*Task objective*:
Working from the data below, reproduce exactly the lines starting at the one that holds "Recreate this image" and ending at the one that holds "label_pos = [(317.5, 451), (535, 540)]". Pictures are excluded.

*Records provided*:
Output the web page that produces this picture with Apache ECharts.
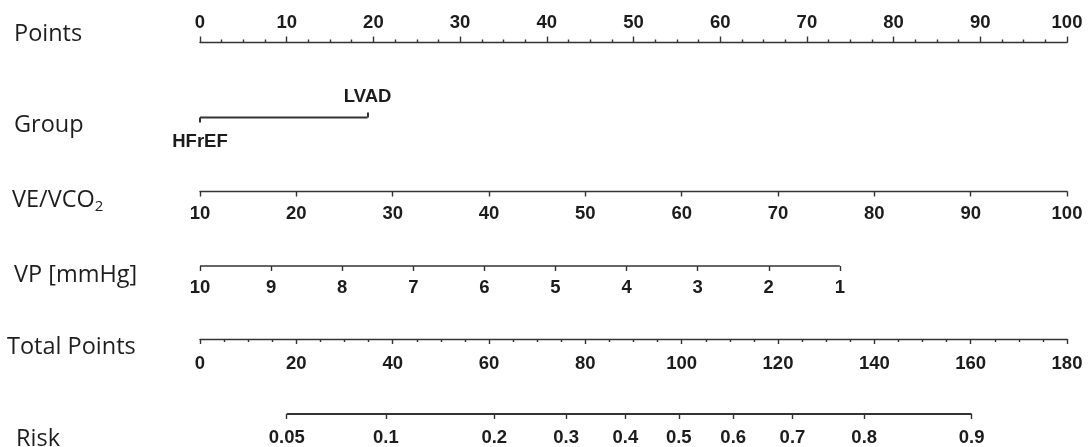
<!DOCTYPE html>
<html><head><meta charset="utf-8">
<script src="https://cdn.jsdelivr.net/npm/echarts@6/dist/echarts.min.js"></script>
<style>html,body{margin:0;padding:0;background:#fff}#c{width:1089px;height:447px}</style>
</head><body><div id="c"></div>
<script>
// ---- data (nomogram scales) ----
const rowLabels = ['Points', 'Group', 'VE/VCO2', 'VP [mmHg]', 'Total Points', 'Risk'];
const groupCategories = ['HFrEF', 'LVAD'];
const groupPoints = [0, 19.33];              // points for each group
const veTicks = [10, 20, 30, 40, 50, 60, 70, 80, 90, 100];
const vpTicks = [10, 9, 8, 7, 6, 5, 4, 3, 2, 1];
const vpPointsAtLowest = 73.8;               // points given to VP = 1 (VP = 10 -> 0 points)
const riskLabels = [0.05, 0.1, 0.2, 0.3, 0.4, 0.5, 0.6, 0.7, 0.8, 0.9];
const riskTotalPoints = [18.0, 38.6, 61.1, 76.0, 88.3, 99.4, 110.7, 123.0, 137.9, 160.2];

// ---- layout / style ----
const rowY = [42.5, 117.5, 191.5, 266, 339, 414];
const labelX = [14, 14, 12, 14, 7, 16];
const labelY = [34, 125, 200.5, 275.5, 347, 439];
const TICKFONT = "'Liberation Sans', Arial, sans-serif";
const ROWFONT = "23.5px 'Open Sans', sans-serif";
const lineStyle = { color: '#333', width: 1.4 };
function tickLabel(margin) {
  return { fontFamily: TICKFONT, fontWeight: 'bold', fontSize: 18.5, color: '#1c1c1c',
           margin: margin, showMinLabel: true, showMaxLabel: true, hideOverlap: false };
}
const noSplit = { show: false };

const vpSpan = vpTicks[0] - vpTicks[vpTicks.length - 1];
const vpAxisMin = vpTicks[0] - 100 * vpSpan / vpPointsAtLowest;

const option = {
  animation: false,
  backgroundColor: '#fff',
  grid: rowY.map(y => ({ left: 200, right: 22, top: y, height: 0 })),
  yAxis: rowY.map((y, i) => ({ gridIndex: i, type: 'value', min: -1, max: 1, show: false })),
  xAxis: [
    { gridIndex: 0, type: 'value', position: 'top', min: 0, max: 100, interval: 10,
      axisLine: { show: true, lineStyle }, axisTick: { show: true, length: 6, lineStyle },
      minorTick: { show: true, splitNumber: 4, length: 3, lineStyle },
      axisLabel: tickLabel(10), splitLine: noSplit, minorSplitLine: noSplit },
    { gridIndex: 1, type: 'value', position: 'bottom', min: 0, max: 100,
      axisLine: { show: false },
      axisTick: { show: true, length: 5, customValues: [groupPoints[0]], lineStyle: { color: '#333', width: 2 } },
      axisLabel: Object.assign(tickLabel(14.5), { customValues: [groupPoints[0]], formatter: () => groupCategories[0] }),
      splitLine: noSplit },
    { gridIndex: 1, type: 'value', position: 'top', min: 0, max: 100,
      axisLine: { show: false },
      axisTick: { show: true, length: 5, customValues: [groupPoints[1]], lineStyle: { color: '#333', width: 2 } },
      axisLabel: Object.assign(tickLabel(11), { customValues: [groupPoints[1]], formatter: () => groupCategories[1] }),
      splitLine: noSplit },
    { gridIndex: 2, type: 'value', position: 'bottom', min: veTicks[0], max: veTicks[veTicks.length - 1], interval: 10,
      axisLine: { show: true, lineStyle }, axisTick: { show: true, length: 5, lineStyle },
      axisLabel: tickLabel(13), splitLine: noSplit },
    { gridIndex: 3, type: 'value', position: 'bottom', inverse: true, min: vpAxisMin, max: vpTicks[0],
      axisLine: { show: false },
      axisTick: { show: true, length: 5, customValues: vpTicks, lineStyle },
      axisLabel: Object.assign(tickLabel(12.5), { customValues: vpTicks }),
      splitLine: noSplit },
    { gridIndex: 4, type: 'value', position: 'bottom', min: 0, max: 180, interval: 20,
      axisLine: { show: true, lineStyle }, axisTick: { show: true, length: 5, lineStyle },
      minorTick: { show: true, splitNumber: 4, length: 3, lineStyle },
      axisLabel: tickLabel(15), splitLine: noSplit, minorSplitLine: noSplit },
    { gridIndex: 5, type: 'value', position: 'bottom', min: 0, max: 180,
      axisLine: { show: false },
      axisTick: { show: true, length: 5, customValues: riskTotalPoints, lineStyle },
      axisLabel: Object.assign(tickLabel(14.5), {
        customValues: riskTotalPoints,
        formatter: v => {
          let best = 0;
          riskTotalPoints.forEach((p, i) => { if (Math.abs(p - v) < Math.abs(riskTotalPoints[best] - v)) best = i; });
          return String(riskLabels[best]);
        } }),
      splitLine: noSplit }
  ],
  series: [
    { type: 'line', xAxisIndex: 1, yAxisIndex: 1, clip: false, symbol: 'none', silent: true,
      lineStyle: { color: '#333', width: 2 }, data: groupPoints.map(p => [p, 0]) },
    { type: 'line', xAxisIndex: 4, yAxisIndex: 3, clip: false, symbol: 'none', silent: true,
      lineStyle: { color: '#333', width: 1.4 },
      data: [[vpTicks[0], 0], [vpTicks[vpTicks.length - 1], 0]] },
    { type: 'line', xAxisIndex: 6, yAxisIndex: 5, clip: false, symbol: 'none', silent: true,
      lineStyle: { color: '#333', width: 2.2 },
      data: [[riskTotalPoints[0], 0], [riskTotalPoints[riskTotalPoints.length - 1], 0]] }
  ],
  graphic: rowLabels.map((t, i) => {
    const style = { fill: '#1e1e1e', font: ROWFONT, verticalAlign: 'middle', align: 'left' };
    if (t === 'VE/VCO2') {
      style.text = '{a|VE/VCO}{b|2}';
      style.rich = {
        a: { fontFamily: 'Open Sans', fontSize: 23.5, lineHeight: 28, fill: '#1e1e1e' },
        b: { fontFamily: 'Open Sans', fontSize: 15, lineHeight: 16, verticalAlign: 'bottom', fill: '#1e1e1e' }
      };
    } else {
      style.text = t;
    }
    return { type: 'text', x: labelX[i], y: labelY[i], style: style, silent: true };
  })
};

const chart = echarts.init(document.getElementById('c'), null, { renderer: 'canvas' });
chart.setOption(option);
</script>
</body></html>
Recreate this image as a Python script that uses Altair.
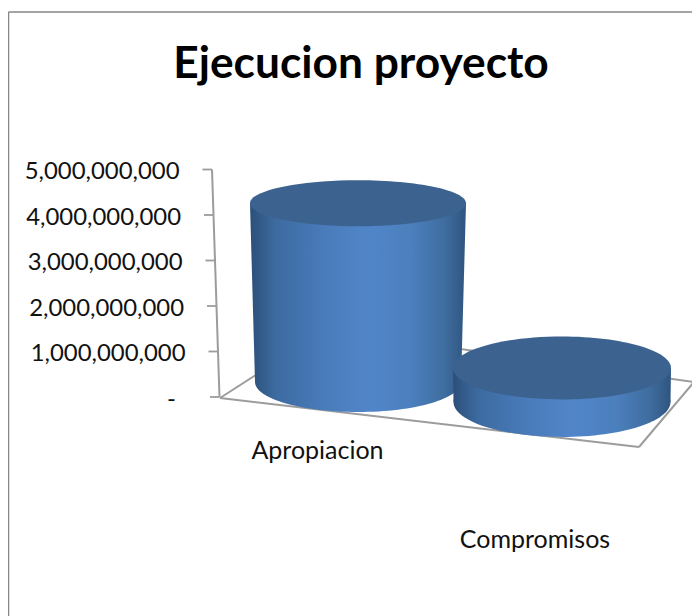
import altair as alt
import pandas as pd

title = "Ejecucion proyecto"
categories = ["Apropiacion", "Compromisos"]
values = [3930000000, 750000000]
tick_values = [0, 1000000000, 2000000000, 3000000000, 4000000000, 5000000000]
tick_labels = ["-", "1,000,000,000", "2,000,000,000", "3,000,000,000", "4,000,000,000", "5,000,000,000"]

# Layout of the 3D projection (image pixels), kept apart from the data
M = 8
FONT = "Lato"
GREY = "#9c9c9c"
base_lift = [330000000, -110000000]
top_geom = [(358, 108, 23), (562, 109, 31.5)]
base_geom = [(358, 103, 30), (562, 108.5, 35)]
label_pos = [(317.5, 451), (535, 540)]

xs = alt.Scale(domain=[0, 692], range=[0, 692])
ys = alt.Scale(domain=[0, 5000000000], range=[397 - M, 169.5 - M])
X = lambda f: alt.X(f, type="quantitative", scale=xs, axis=None)
Y = lambda f: alt.Y(f, type="quantitative", scale=ys, axis=None)


def side(x1=0.0, x2=1.0):
    return alt.Gradient(
        gradient="linear", x1=x1, x2=x2, y1=0, y2=0,
        stops=[
            alt.GradientStop(offset=0, color="#2c4f79"),
            alt.GradientStop(offset=0.12, color="#3d6ba1"),
            alt.GradientStop(offset=0.35, color="#4a7cbb"),
            alt.GradientStop(offset=0.56, color="#5086c9"),
            alt.GradientStop(offset=0.75, color="#4b7fbd"),
            alt.GradientStop(offset=0.9, color="#3f6d9f"),
            alt.GradientStop(offset=1, color="#2f5580"),
        ],
    )


def ellipse(rx, ry):
    r = ry / rx
    return f"M-1,0A1,{r:.4f},0,1,1,1,0A1,{r:.4f},0,1,1,-1,0Z"


def seg(x1, y1, x2, y2, color=GREY, w=2):
    return alt.Chart(pd.DataFrame({"k": [0]})).mark_rule(color=color, strokeWidth=w).encode(
        x=alt.value(x1 - M), x2=alt.value(x2 - M), y=alt.value(y1 - M), y2=alt.value(y2 - M)
    )


layers = [
    seg(8.5, 12, 700, 12, "#868686", 1.5),
    seg(8.5, 12, 8.5, 616, "#868686", 1.5),
    # floor
    seg(220, 398, 326, 330),
    seg(326, 330, 694, 382),
    seg(694, 382, 639, 447),
    seg(639, 447, 220, 398),
    # wall
    seg(212, 169.5, 219.5, 397),
]

wall = pd.DataFrame({"v": tick_values, "label": tick_labels})
wall["x"] = [(219.5 - v / 5e9 * 7.5) - M for v in tick_values]
wall["xt"] = wall["x"] - 9.5
wall["xl"] = wall["x"] - 32.5
layers.append(alt.Chart(wall).mark_rule(color=GREY, strokeWidth=1.8).encode(x=X("x"), x2="xt:Q", y=Y("v")))
layers.append(
    alt.Chart(wall[wall["v"] > 0]).mark_text(align="right", baseline="middle", font=FONT, fontSize=23.9, color="#111111", dy=2.5)
    .encode(x=X("xl"), y=Y("v"), text="label:N")
)
layers.append(
    alt.Chart(wall[wall["v"] == 0]).mark_text(align="right", baseline="middle", font=FONT, fontSize=23.9, color="#111111", dy=2.5, dx=-11)
    .encode(x=X("xl"), y=Y("v"), text="label:N")
)

for i, cat in enumerate(categories):
    cb, rb, ryb = base_geom[i]
    ct, rt, ryt = top_geom[i]
    v0 = base_lift[i]
    v1 = base_lift[i] + values[i]
    body = pd.DataFrame({
        "cat": [cat, cat], "v": [v0, v1],
        "l": [cb - rb - M, ct - rt - M], "r": [cb + rb - M, ct + rt - M],
    })
    layers.append(alt.Chart(body).mark_area(orient="horizontal", fill=side(), interpolate="linear", opacity=1)
                  .encode(y=Y("v"), x=X("l"), x2="r:Q"))
    over = (rt - rb) / (2 * rb)
    base = pd.DataFrame({"v": [v0], "x": [cb - M]})
    layers.append(alt.Chart(base).mark_point(shape=ellipse(rb, ryb), size=(2 * rb) ** 2, filled=True, fill=side(-over, 1 + over), opacity=1, strokeWidth=0)
                  .encode(x=X("x"), y=Y("v")))
    top = pd.DataFrame({"v": [v1], "x": [ct - M]})
    layers.append(alt.Chart(top).mark_point(shape=ellipse(rt, ryt), size=(2 * rt) ** 2, filled=True, fill="#3c638f", opacity=1, strokeWidth=0)
                  .encode(x=X("x"), y=Y("v")))

for i, cat in enumerate(categories):
    lx, ly = label_pos[i]
    layers.append(alt.Chart(pd.DataFrame({"cat": [cat]})).mark_text(font=FONT, fontSize=25, color="#111111", baseline="middle")
                  .encode(x=alt.value(lx - M), y=alt.value(ly - M), text="cat:N"))

chart = alt.layer(*layers).properties(
    width=684, height=608,
    padding=0,
    autosize=alt.AutoSizeParams(type="none"),
    title=alt.TitleParams(title, font=FONT, fontSize=44.3, fontWeight="bold", color="#000000", anchor="middle", frame="group", dy=83, dx=11),
).configure_view(stroke=None)

chart.save("out.html", embed_options={"renderer": "svg", "actions": False})
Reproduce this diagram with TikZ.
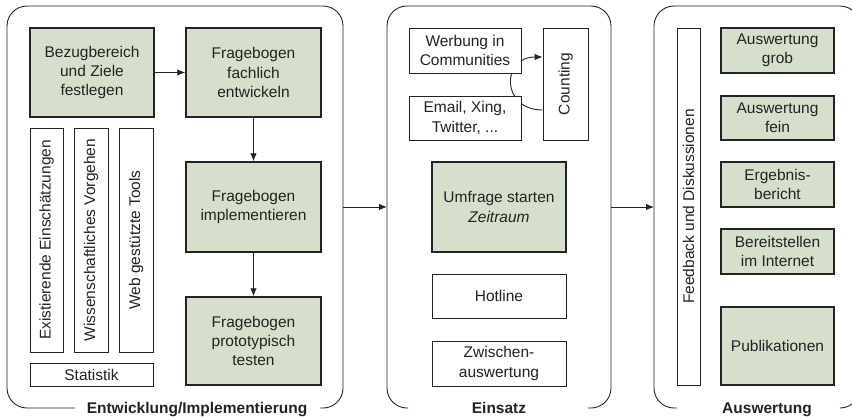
\documentclass[tikz,border=0pt]{standalone}
\usepackage{fontspec}
\setmainfont{Liberation Sans}
\usetikzlibrary{arrows.meta,backgrounds}
\definecolor{boxgreen}{RGB}{214,223,203}
\definecolor{ink}{RGB}{35,35,35}
\begin{document}
\begin{tikzpicture}[x=1pt,y=-1pt,
  font=\fontsize{15.5}{19.3}\selectfont, text=ink,
  gbox/.style={draw=ink, line width=1.5pt, fill=boxgreen, inner sep=0pt, align=center},
  wbox/.style={draw=ink, line width=0.9pt, fill=white, inner sep=0pt, align=center},
  vbox/.style={wbox, rotate=90},
  panel/.style={draw=ink, line width=0.9pt, rounded corners=20pt},
  plabel/.style={font=\fontsize{15.5}{18}\selectfont\bfseries, anchor=base, inner sep=0pt},
  arr/.style={draw=ink, line width=0.9pt, -{Latex[length=8pt,width=6.5pt]}}]
\useasboundingbox (0,0) rectangle (852,416);
\clip (0,0) rectangle (852,416);

% panels
\draw[panel] (75,408) -- (7,408) -- (7,6) -- (343,6) -- (343,408) -- (320,408);
\draw[panel] (408,408) -- (387,408) -- (387,6) -- (611,6) -- (611,408) -- (588,408);
\draw[panel] (677,408) -- (654,408) -- (654,6) -- (860,6) -- (860,408) -- (840,408);
\node[plabel] (l1) at (197,413) {Entwicklung/Implementierung};
\node[plabel] (l2) at (499,413) {Einsatz};
\node[plabel] (l3) at (767,413) {Auswertung};
\coordinate (p1r) at (343,207);
\coordinate (p2l) at (387,207);
\coordinate (p2r) at (611,207);
\coordinate (p3l) at (654,207);

% panel 1
\node[gbox, minimum width=124pt, minimum height=89pt] (bez) at (92,72.5) {Bezugbereich\\und Ziele\\festlegen};
\node[gbox, minimum width=135pt, minimum height=89pt] (fach) at (253.5,72.5) {Fragebogen\\fachlich\\entwickeln};
\node[gbox, minimum width=135pt, minimum height=90pt] (impl) at (253.5,207) {Fragebogen\\implementieren};
\node[gbox, minimum width=135pt, minimum height=88pt] (test) at (253.5,341) {Fragebogen\\prototypisch\\testen};
\node[vbox, minimum width=224pt, minimum height=33pt] (exi) at (46.5,240) {Existierende Einschätzungen};
\node[vbox, minimum width=224pt, minimum height=34pt] (wiss) at (91,240) {Wissenschaftliches Vorgehen};
\node[vbox, minimum width=224pt, minimum height=34pt] (web) at (136,240) {Web gestützte Tools};
\node[wbox, minimum width=123pt, minimum height=23pt] (stat) at (91.5,374.5) {Statistik};
\draw[arr] (bez) -- (fach);
\draw[arr] (fach) -- (impl);
\draw[arr] (impl) -- (test);

% panel 2
\node[wbox, minimum width=112pt, minimum height=45pt] (werb) at (465,50.5) {Werbung in\\Communities};
\node[wbox, minimum width=112pt, minimum height=44pt] (email) at (465,118) {Email, Xing,\\Twitter, ...};
\node[vbox, minimum width=112pt, minimum height=45pt] (count) at (565.5,84) {Counting};
\begin{scope}[on background layer]
\draw[arr] ([yshift=-26pt]count.north) .. controls (501,110) and (501,57) .. ([yshift=27pt]count.north);
\end{scope}
\node[gbox, minimum width=134pt, minimum height=90pt] (umf) at (499,207) {Umfrage starten\\\textit{Zeitraum}};
\node[wbox, minimum width=134pt, minimum height=44pt] (hot) at (499,296) {Hotline};
\node[wbox, minimum width=134pt, minimum height=45pt] (zw) at (499,363.5) {Zwischen-\\auswertung};

% panel 3
\node[vbox, minimum width=357pt, minimum height=23pt] (feed) at (688.5,206.5) {Feedback und Diskussionen};
\node[gbox, minimum width=113pt, minimum height=45pt] (ag) at (777.5,50.5) {Auswertung\\grob};
\node[gbox, minimum width=113pt, minimum height=44pt] (af) at (777.5,118) {Auswertung\\fein};
\node[gbox, minimum width=113pt, minimum height=45pt] (eb) at (777.5,184.5) {Ergebnis-\\bericht};
\node[gbox, minimum width=113pt, minimum height=45pt] (bi) at (777.5,251.5) {Bereitstellen\\im Internet};
\node[gbox, minimum width=113pt, minimum height=78pt] (pub) at (777.5,346) {Publikationen};

% panel connectors
\draw[arr] (p1r) -- (p2l);
\draw[arr] (p2r) -- (p3l);
\end{tikzpicture}
\end{document}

*Expected answer*:
Recreate this image as a Python script that uses Altair.
import altair as alt
import pandas as pd

title = "Ejecucion proyecto"
categories = ["Apropiacion", "Compromisos"]
values = [3930000000, 750000000]
tick_values = [0, 1000000000, 2000000000, 3000000000, 4000000000, 5000000000]
tick_labels = ["-", "1,000,000,000", "2,000,000,000", "3,000,000,000", "4,000,000,000", "5,000,000,000"]

# Layout of the 3D projection (image pixels), kept apart from the data
M = 8
FONT = "Lato"
GREY = "#9c9c9c"
base_lift = [330000000, -110000000]
top_geom = [(358, 108, 23), (562, 109, 31.5)]
base_geom = [(358, 103, 30), (562, 108.5, 35)]
label_pos = [(317.5, 451), (535, 540)]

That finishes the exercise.